In another circa 1984 case, a farm woman was unable to run her family’s dairy farm after her husband allegedly disappeared. The Digest reports that “Sheila Surface could no longer run her dairy farm with her husband gone. He disappeared after turning information over to the FBI about suspected forgery and embezzlement by FmHA against borrowers…)”

FSA has been accused of illegally charging too much interest on farm loans in cases going back to 1984. The agency has also been accused of forging and altering loan documents in cases in Indiana, Kentucky, Oklahoma and other states as well. Yet, despite more than 20 years worth of anecdotal and documented evidence, little or no action has been taken against the agency or its employees.

According to the 22 year old article from the Digest, FSA has illegally retained payments for milk, forcing farmers to sell cattle which were mortgaged to FSA. Then, in violation of credulity, the agency went after the farmers for “illegally selling mortgaged assets”.

And, if that wasn’t enough to add insult to injury, the agency’s employees allegedly have made illegal changes to loan agreements, long after the farmers signed those agreements. The Digest reporter notes that, “Attorneys and out-of-state FmHA officials who have examined the documents say the unauthorized changes constitute forgery to illegally foreclose on the [Surface family.]”

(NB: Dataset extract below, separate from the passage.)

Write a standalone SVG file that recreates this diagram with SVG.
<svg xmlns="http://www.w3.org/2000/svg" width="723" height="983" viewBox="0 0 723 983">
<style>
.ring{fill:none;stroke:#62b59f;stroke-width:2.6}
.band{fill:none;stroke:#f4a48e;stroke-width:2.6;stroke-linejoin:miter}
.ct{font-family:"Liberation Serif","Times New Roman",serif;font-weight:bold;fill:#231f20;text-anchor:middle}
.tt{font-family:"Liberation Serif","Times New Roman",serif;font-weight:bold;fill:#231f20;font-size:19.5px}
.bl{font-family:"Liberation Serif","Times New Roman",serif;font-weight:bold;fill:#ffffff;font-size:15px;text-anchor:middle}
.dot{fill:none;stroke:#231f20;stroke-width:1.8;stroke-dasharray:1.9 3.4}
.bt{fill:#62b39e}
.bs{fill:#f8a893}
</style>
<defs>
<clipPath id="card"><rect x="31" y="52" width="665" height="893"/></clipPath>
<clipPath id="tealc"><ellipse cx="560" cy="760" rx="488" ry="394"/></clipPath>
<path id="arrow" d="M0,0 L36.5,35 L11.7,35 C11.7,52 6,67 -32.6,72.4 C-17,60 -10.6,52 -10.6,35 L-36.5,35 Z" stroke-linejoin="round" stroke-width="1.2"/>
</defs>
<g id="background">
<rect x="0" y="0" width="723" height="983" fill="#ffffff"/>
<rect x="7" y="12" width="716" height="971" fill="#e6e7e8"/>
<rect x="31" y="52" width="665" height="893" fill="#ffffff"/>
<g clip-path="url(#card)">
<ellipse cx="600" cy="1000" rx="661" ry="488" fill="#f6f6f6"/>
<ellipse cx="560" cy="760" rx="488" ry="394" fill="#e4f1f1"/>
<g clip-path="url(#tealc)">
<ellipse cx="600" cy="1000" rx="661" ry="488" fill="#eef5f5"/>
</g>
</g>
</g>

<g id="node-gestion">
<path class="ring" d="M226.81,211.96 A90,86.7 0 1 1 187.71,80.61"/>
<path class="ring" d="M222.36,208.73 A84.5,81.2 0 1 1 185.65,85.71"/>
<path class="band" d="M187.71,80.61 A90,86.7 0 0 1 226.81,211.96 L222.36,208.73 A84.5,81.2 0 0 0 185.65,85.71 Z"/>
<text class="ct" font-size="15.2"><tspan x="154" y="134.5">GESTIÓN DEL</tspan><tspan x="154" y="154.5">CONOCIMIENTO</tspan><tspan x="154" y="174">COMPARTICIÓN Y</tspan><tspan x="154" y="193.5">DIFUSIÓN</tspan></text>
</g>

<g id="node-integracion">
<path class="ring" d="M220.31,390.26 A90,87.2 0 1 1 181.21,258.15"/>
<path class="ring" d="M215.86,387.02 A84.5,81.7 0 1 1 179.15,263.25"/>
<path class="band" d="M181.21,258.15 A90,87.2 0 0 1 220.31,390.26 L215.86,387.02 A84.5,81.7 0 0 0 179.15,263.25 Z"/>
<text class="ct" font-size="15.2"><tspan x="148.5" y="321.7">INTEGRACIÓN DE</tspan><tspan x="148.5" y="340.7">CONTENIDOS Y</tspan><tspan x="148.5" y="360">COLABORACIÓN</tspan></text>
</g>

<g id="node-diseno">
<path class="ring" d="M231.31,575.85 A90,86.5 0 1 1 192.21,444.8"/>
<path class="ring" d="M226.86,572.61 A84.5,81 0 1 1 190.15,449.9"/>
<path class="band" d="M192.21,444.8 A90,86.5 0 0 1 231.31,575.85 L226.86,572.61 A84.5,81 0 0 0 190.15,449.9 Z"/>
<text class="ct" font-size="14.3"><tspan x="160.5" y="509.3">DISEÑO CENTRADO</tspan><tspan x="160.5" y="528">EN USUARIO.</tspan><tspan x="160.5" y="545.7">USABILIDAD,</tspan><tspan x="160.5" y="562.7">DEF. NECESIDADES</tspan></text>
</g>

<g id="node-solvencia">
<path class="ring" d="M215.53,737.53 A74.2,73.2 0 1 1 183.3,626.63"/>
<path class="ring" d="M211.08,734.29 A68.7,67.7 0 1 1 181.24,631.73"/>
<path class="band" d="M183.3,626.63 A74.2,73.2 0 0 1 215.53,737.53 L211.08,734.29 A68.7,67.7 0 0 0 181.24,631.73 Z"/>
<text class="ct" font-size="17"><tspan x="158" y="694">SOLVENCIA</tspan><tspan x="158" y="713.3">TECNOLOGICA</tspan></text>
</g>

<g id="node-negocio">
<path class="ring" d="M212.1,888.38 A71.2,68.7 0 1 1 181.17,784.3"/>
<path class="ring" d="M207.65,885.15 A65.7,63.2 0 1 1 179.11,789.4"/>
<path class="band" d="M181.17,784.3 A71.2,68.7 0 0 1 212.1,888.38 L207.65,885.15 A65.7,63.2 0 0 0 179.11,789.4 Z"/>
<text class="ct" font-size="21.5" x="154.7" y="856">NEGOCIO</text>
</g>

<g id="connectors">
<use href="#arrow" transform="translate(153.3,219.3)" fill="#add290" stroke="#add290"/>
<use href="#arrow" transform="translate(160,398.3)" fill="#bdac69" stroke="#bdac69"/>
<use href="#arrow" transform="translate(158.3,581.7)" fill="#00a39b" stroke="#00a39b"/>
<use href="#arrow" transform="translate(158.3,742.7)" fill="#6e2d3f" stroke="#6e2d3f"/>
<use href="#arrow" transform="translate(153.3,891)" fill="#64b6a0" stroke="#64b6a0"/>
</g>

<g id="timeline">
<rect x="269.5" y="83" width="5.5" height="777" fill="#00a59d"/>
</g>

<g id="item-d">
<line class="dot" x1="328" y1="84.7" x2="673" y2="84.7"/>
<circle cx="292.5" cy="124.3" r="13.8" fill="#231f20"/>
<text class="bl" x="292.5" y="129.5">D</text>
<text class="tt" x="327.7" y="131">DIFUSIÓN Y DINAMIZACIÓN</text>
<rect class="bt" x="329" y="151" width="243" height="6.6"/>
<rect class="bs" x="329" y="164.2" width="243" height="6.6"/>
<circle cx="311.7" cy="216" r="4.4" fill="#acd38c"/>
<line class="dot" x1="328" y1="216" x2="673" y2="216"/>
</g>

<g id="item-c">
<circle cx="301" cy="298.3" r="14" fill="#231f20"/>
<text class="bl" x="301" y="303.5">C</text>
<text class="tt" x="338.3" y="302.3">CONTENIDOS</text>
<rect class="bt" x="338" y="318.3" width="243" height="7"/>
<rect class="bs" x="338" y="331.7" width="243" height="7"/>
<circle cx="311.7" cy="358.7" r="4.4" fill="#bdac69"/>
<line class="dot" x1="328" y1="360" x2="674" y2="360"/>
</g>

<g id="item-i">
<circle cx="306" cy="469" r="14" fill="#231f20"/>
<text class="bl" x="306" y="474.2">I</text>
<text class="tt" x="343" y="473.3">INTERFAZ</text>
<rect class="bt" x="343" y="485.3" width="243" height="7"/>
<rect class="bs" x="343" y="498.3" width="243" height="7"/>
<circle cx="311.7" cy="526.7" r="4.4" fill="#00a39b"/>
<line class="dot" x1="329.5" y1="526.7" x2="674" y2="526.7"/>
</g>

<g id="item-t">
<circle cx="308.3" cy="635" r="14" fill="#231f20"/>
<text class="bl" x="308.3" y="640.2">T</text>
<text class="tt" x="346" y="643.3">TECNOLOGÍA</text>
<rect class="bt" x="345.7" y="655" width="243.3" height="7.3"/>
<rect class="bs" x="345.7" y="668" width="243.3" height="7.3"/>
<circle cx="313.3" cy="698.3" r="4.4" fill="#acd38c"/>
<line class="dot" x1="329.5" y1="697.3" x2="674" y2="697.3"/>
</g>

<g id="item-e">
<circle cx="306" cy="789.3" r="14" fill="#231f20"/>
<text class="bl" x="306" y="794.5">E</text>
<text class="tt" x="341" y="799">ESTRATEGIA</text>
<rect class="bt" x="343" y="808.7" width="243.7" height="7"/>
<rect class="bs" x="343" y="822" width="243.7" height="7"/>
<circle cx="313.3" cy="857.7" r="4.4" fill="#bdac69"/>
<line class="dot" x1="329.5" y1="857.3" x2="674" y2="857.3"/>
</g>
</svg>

In a case which parallels the Young case in Kentucky, this 20 year old case seems to have all the earmarks of forgery, collusion, and even racketeering, all in living color. The reporter found numerous cases of fraud inside FmHA, including cases where federal farm loan employees refused to give borrowers print outs of their loan accounts, instances where federal employees illegally (against Fair Credit laws) provided information about borrowers to other creditors which, according to Sheila Surface’s 20 year old statement: “caused some suppliers not to extend us any more credit for fear that we were being foreclosed on and wouldn’t be able to pay future debts.”

Harry Young in Kentucky is one of hundreds of farmers who say they have been charged with loans they never applied for. They also say they have been denied access to their own loan records, and, even when some of their records “surfaced”, those records do not reflect the true status of their loan accounts.

Nationwide, these agencies have been operating without supervision, with little oversight and even less checks and balance from periodic audits. Even now, with more than 20 years of history of corruption in the system, many of FmHA’s successor offices in FSA have NEVER been audited.
While Mr. Young is outraged that the Klan is meeting on his ancestral land, he and others are more outraged at the fact that the land was sold over a bogus loan, and even when he tried to pay the phony loan and retain his land, he was not allowed to do so.

Why? Well, one reason could be the coal reserves on the land which are valued at as much as $750,000,000.

Now, how could the federal government foreclose on $750,000,000 worth of assets and sell those assets for a measly half a million dollars? That’s what Harry Young is still trying to find out. As of this writing, FSA refuses to provide documentation as to whether Young’s mineral rights were severed from foreclosure action.

So far, no one will answer his question.